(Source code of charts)
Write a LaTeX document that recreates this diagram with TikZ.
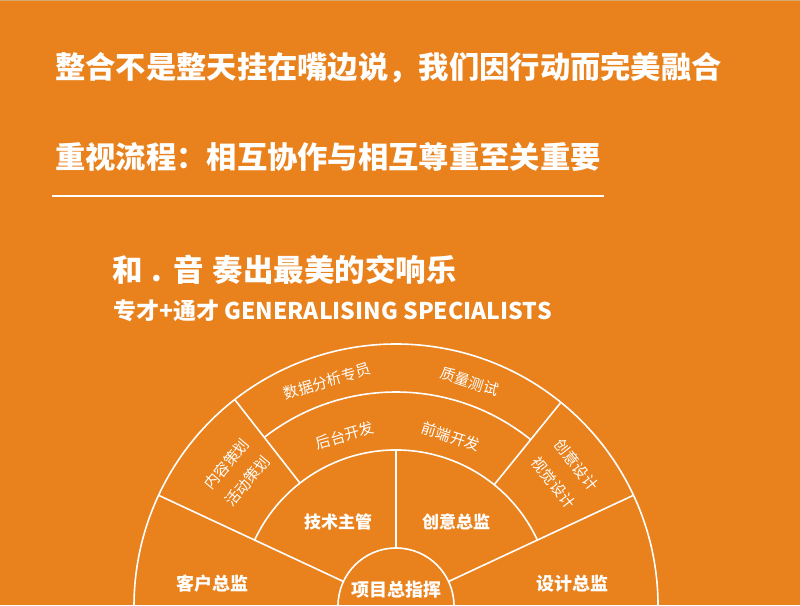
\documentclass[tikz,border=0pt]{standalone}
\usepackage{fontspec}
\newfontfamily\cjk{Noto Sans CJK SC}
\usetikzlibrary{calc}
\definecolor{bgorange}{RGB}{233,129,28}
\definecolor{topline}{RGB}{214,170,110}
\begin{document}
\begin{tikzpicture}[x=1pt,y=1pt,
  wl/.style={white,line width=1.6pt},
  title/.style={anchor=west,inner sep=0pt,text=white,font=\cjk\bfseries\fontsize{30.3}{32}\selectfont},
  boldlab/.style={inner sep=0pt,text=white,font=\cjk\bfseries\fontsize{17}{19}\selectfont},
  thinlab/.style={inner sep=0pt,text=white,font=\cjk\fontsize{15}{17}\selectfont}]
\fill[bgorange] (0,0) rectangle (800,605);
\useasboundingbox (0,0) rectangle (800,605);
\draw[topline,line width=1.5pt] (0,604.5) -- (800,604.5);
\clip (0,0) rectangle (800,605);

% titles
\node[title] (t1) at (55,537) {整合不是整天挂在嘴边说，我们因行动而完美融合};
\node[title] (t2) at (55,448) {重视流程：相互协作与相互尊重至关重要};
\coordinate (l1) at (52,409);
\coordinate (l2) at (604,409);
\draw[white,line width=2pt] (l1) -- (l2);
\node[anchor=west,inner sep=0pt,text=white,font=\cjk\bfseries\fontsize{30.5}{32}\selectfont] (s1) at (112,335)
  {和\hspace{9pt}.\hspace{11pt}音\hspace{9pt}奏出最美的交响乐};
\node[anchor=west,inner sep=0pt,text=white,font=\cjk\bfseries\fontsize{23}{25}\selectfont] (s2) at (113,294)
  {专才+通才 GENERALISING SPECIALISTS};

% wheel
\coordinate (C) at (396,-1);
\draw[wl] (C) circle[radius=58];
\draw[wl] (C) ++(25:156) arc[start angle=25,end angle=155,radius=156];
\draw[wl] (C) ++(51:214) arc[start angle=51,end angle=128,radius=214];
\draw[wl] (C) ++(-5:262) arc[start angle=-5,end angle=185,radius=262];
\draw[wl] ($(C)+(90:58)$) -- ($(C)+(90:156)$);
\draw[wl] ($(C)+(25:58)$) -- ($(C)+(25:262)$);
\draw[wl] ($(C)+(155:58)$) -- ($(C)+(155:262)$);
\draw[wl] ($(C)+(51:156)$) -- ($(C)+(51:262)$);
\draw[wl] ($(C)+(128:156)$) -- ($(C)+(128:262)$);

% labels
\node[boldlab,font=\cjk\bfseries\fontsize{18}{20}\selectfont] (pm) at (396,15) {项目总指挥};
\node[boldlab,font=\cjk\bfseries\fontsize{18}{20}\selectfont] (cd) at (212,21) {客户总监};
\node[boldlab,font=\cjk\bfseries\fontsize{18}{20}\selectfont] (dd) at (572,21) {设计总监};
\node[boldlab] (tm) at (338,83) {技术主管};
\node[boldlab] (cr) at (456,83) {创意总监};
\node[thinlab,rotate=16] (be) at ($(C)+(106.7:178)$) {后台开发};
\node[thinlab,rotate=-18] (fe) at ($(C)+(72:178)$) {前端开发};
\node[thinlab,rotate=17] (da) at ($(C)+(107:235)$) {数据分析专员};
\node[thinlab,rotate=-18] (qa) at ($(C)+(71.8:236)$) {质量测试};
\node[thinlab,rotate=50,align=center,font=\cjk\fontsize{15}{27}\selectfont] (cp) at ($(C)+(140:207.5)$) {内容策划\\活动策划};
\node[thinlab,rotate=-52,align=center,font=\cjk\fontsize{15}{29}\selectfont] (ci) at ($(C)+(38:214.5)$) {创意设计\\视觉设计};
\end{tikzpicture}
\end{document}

...

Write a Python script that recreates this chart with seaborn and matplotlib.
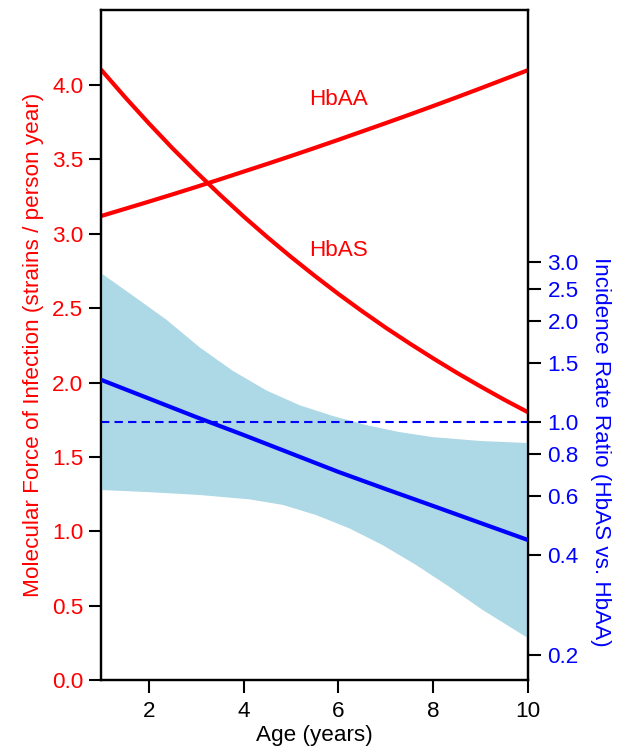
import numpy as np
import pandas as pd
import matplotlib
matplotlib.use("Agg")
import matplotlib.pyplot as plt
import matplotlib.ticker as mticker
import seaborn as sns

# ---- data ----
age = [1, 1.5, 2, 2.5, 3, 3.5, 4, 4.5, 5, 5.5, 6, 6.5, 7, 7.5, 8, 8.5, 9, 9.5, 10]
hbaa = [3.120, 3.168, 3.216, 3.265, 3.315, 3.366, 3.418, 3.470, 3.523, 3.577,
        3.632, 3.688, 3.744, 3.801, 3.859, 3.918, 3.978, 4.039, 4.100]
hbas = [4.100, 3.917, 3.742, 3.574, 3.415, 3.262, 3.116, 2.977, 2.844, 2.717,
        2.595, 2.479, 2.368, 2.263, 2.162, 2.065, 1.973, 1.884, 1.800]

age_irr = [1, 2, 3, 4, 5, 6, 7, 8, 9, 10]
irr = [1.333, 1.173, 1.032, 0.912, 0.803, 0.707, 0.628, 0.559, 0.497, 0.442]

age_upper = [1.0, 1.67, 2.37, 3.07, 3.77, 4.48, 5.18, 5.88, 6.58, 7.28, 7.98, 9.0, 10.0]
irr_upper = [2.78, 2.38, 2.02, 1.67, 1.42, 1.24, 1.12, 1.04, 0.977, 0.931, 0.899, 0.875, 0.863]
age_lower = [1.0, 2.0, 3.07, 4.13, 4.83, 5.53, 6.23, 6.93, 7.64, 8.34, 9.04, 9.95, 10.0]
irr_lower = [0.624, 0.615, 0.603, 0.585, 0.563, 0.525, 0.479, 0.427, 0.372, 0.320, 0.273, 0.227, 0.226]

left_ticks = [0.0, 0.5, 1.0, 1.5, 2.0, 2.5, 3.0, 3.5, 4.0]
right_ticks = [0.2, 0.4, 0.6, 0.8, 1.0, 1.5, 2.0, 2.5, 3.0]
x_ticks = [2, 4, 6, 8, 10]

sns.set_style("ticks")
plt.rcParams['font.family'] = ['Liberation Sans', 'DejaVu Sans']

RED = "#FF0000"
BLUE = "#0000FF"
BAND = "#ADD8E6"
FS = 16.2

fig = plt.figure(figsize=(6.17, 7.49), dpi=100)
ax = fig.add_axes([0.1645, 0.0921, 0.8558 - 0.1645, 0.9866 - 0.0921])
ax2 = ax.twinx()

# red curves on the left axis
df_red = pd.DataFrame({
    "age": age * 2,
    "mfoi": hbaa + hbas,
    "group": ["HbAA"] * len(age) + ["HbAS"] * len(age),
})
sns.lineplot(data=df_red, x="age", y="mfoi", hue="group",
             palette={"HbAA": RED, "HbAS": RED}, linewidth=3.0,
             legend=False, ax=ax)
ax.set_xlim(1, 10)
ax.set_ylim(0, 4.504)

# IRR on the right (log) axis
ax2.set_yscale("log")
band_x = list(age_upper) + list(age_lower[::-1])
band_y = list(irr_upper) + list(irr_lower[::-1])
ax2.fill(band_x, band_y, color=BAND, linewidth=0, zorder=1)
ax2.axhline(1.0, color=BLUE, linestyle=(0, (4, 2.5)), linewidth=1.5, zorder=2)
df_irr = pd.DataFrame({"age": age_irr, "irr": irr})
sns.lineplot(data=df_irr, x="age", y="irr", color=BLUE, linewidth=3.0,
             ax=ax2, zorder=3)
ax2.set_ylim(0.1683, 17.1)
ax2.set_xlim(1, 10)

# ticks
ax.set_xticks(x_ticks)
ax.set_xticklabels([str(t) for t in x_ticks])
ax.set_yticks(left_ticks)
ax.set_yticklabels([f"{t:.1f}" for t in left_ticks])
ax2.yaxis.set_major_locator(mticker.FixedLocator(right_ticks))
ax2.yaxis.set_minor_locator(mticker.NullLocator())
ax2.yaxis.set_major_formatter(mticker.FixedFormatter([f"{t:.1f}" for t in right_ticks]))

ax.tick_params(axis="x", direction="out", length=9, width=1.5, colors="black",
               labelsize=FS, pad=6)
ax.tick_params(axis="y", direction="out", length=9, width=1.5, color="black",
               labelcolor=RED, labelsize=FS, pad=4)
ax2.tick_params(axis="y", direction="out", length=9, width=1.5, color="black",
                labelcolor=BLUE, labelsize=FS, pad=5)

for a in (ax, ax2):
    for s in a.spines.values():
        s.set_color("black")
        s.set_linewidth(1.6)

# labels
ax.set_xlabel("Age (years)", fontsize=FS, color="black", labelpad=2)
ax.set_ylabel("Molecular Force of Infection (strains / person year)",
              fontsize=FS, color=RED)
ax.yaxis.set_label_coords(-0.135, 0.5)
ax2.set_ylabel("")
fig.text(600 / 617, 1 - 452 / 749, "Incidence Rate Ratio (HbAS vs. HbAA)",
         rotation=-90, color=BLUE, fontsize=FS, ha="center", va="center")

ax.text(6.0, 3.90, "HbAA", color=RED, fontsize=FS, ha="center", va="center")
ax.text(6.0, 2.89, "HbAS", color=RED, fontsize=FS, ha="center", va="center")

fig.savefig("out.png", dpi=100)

**Written task:** Pull out all lines in the data above that include "with".

**Expected answer:**
Write a LaTeX document that recreates this diagram with TikZ.
Write a Python script that recreates this chart with seaborn and matplotlib.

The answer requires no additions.